* Exercise task:
Return the listing below exactly, with the pictures dropped.

* Data shown:
= = = = =

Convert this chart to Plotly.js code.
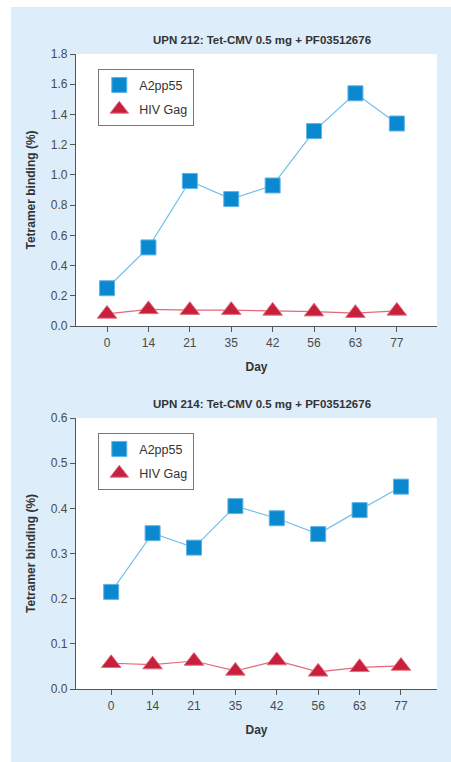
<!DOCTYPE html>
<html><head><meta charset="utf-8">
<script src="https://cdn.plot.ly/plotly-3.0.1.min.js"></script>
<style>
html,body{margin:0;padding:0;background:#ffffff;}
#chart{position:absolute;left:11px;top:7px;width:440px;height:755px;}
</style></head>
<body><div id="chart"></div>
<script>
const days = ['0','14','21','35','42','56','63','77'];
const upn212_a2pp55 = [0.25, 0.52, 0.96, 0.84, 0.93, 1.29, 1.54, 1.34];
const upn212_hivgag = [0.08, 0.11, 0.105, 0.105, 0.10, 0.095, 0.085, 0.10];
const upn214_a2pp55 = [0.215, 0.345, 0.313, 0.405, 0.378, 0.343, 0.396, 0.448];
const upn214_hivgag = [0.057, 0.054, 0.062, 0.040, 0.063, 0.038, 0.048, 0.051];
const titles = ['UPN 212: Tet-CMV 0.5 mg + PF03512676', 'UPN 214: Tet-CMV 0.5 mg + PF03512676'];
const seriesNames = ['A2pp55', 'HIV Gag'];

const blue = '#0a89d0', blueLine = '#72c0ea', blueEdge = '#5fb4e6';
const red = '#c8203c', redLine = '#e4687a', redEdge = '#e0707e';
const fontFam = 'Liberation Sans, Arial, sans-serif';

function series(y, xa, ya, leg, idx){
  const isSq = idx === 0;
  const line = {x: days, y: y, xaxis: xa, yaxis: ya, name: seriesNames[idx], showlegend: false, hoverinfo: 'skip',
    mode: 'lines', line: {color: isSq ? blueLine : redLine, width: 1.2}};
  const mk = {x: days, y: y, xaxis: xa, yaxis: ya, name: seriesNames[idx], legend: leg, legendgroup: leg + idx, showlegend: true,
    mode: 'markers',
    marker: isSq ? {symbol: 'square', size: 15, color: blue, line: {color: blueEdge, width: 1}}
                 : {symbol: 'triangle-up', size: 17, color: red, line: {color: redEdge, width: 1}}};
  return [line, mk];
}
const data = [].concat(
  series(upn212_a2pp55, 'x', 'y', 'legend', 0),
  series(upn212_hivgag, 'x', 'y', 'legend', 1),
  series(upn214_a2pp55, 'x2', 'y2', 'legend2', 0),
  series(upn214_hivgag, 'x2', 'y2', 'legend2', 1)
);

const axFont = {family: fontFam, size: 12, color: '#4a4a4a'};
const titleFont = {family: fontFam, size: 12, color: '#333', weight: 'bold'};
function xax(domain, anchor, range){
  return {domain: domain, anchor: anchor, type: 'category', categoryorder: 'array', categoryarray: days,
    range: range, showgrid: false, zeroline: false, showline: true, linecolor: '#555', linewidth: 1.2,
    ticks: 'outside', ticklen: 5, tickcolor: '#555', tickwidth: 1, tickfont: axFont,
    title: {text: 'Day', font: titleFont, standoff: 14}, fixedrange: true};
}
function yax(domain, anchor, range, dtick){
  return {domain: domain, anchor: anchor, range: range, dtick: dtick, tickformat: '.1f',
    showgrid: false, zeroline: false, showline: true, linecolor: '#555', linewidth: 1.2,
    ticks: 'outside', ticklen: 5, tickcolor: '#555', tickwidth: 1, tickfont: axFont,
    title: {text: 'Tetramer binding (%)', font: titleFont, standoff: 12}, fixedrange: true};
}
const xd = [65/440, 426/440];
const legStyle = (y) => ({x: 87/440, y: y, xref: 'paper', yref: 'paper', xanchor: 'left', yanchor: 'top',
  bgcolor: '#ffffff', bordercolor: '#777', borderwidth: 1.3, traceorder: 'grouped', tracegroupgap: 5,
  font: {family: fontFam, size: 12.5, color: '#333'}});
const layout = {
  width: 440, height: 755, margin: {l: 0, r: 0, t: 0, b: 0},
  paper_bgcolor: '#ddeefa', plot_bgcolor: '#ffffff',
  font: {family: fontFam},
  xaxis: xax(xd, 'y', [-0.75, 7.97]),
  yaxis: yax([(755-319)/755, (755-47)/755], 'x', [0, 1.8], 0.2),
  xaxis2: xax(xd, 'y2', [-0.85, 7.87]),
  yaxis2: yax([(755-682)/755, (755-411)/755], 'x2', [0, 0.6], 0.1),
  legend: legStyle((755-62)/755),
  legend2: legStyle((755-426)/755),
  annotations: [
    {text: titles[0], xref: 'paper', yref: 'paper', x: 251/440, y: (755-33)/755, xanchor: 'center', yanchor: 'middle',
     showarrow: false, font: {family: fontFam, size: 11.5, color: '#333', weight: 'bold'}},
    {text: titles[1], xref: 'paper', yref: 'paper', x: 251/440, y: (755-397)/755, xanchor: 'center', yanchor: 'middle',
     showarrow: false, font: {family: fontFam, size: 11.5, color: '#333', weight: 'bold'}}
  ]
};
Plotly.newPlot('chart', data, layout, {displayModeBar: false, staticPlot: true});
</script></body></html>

= = = = =

* Task output:
Convert this chart to Plotly.js code.
<!DOCTYPE html>
<html><head><meta charset="utf-8">
<script src="https://cdn.plot.ly/plotly-3.0.1.min.js"></script>
<style>
html,body{margin:0;padding:0;background:#ffffff;}
#chart{position:absolute;left:11px;top:7px;width:440px;height:755px;}
</style></head>
<body><div id="chart"></div>
<script>
const days = ['0','14','21','35','42','56','63','77'];
const upn212_a2pp55 = [0.25, 0.52, 0.96, 0.84, 0.93, 1.29, 1.54, 1.34];
const upn212_hivgag = [0.08, 0.11, 0.105, 0.105, 0.10, 0.095, 0.085, 0.10];
const upn214_a2pp55 = [0.215, 0.345, 0.313, 0.405, 0.378, 0.343, 0.396, 0.448];
const upn214_hivgag = [0.057, 0.054, 0.062, 0.040, 0.063, 0.038, 0.048, 0.051];
const titles = ['UPN 212: Tet-CMV 0.5 mg + PF03512676', 'UPN 214: Tet-CMV 0.5 mg + PF03512676'];
const seriesNames = ['A2pp55', 'HIV Gag'];

const blue = '#0a89d0', blueLine = '#72c0ea', blueEdge = '#5fb4e6';
const red = '#c8203c', redLine = '#e4687a', redEdge = '#e0707e';
const fontFam = 'Liberation Sans, Arial, sans-serif';

function series(y, xa, ya, leg, idx){
  const isSq = idx === 0;
  const line = {x: days, y: y, xaxis: xa, yaxis: ya, name: seriesNames[idx], showlegend: false, hoverinfo: 'skip',
    mode: 'lines', line: {color: isSq ? blueLine : redLine, width: 1.2}};
  const mk = {x: days, y: y, xaxis: xa, yaxis: ya, name: seriesNames[idx], legend: leg, legendgroup: leg + idx, showlegend: true,
    mode: 'markers',
    marker: isSq ? {symbol: 'square', size: 15, color: blue, line: {color: blueEdge, width: 1}}
                 : {symbol: 'triangle-up', size: 17, color: red, line: {color: redEdge, width: 1}}};
  return [line, mk];
}
const data = [].concat(
  series(upn212_a2pp55, 'x', 'y', 'legend', 0),
  series(upn212_hivgag, 'x', 'y', 'legend', 1),
  series(upn214_a2pp55, 'x2', 'y2', 'legend2', 0),
  series(upn214_hivgag, 'x2', 'y2', 'legend2', 1)
);

const axFont = {family: fontFam, size: 12, color: '#4a4a4a'};
const titleFont = {family: fontFam, size: 12, color: '#333', weight: 'bold'};
function xax(domain, anchor, range){
  return {domain: domain, anchor: anchor, type: 'category', categoryorder: 'array', categoryarray: days,
    range: range, showgrid: false, zeroline: false, showline: true, linecolor: '#555', linewidth: 1.2,
    ticks: 'outside', ticklen: 5, tickcolor: '#555', tickwidth: 1, tickfont: axFont,
    title: {text: 'Day', font: titleFont, standoff: 14}, fixedrange: true};
}
function yax(domain, anchor, range, dtick){
  return {domain: domain, anchor: anchor, range: range, dtick: dtick, tickformat: '.1f',
    showgrid: false, zeroline: false, showline: true, linecolor: '#555', linewidth: 1.2,
    ticks: 'outside', ticklen: 5, tickcolor: '#555', tickwidth: 1, tickfont: axFont,
    title: {text: 'Tetramer binding (%)', font: titleFont, standoff: 12}, fixedrange: true};
}
const xd = [65/440, 426/440];
const legStyle = (y) => ({x: 87/440, y: y, xref: 'paper', yref: 'paper', xanchor: 'left', yanchor: 'top',
  bgcolor: '#ffffff', bordercolor: '#777', borderwidth: 1.3, traceorder: 'grouped', tracegroupgap: 5,
  font: {family: fontFam, size: 12.5, color: '#333'}});
const layout = {
  width: 440, height: 755, margin: {l: 0, r: 0, t: 0, b: 0},
  paper_bgcolor: '#ddeefa', plot_bgcolor: '#ffffff',
  font: {family: fontFam},
  xaxis: xax(xd, 'y', [-0.75, 7.97]),
  yaxis: yax([(755-319)/755, (755-47)/755], 'x', [0, 1.8], 0.2),
  xaxis2: xax(xd, 'y2', [-0.85, 7.87]),
  yaxis2: yax([(755-682)/755, (755-411)/755], 'x2', [0, 0.6], 0.1),
  legend: legStyle((755-62)/755),
  legend2: legStyle((755-426)/755),
  annotations: [
    {text: titles[0], xref: 'paper', yref: 'paper', x: 251/440, y: (755-33)/755, xanchor: 'center', yanchor: 'middle',
     showarrow: false, font: {family: fontFam, size: 11.5, color: '#333', weight: 'bold'}},
    {text: titles[1], xref: 'paper', yref: 'paper', x: 251/440, y: (755-397)/755, xanchor: 'center', yanchor: 'middle',
     showarrow: false, font: {family: fontFam, size: 11.5, color: '#333', weight: 'bold'}}
  ]
};
Plotly.newPlot('chart', data, layout, {displayModeBar: false, staticPlot: true});
</script></body></html>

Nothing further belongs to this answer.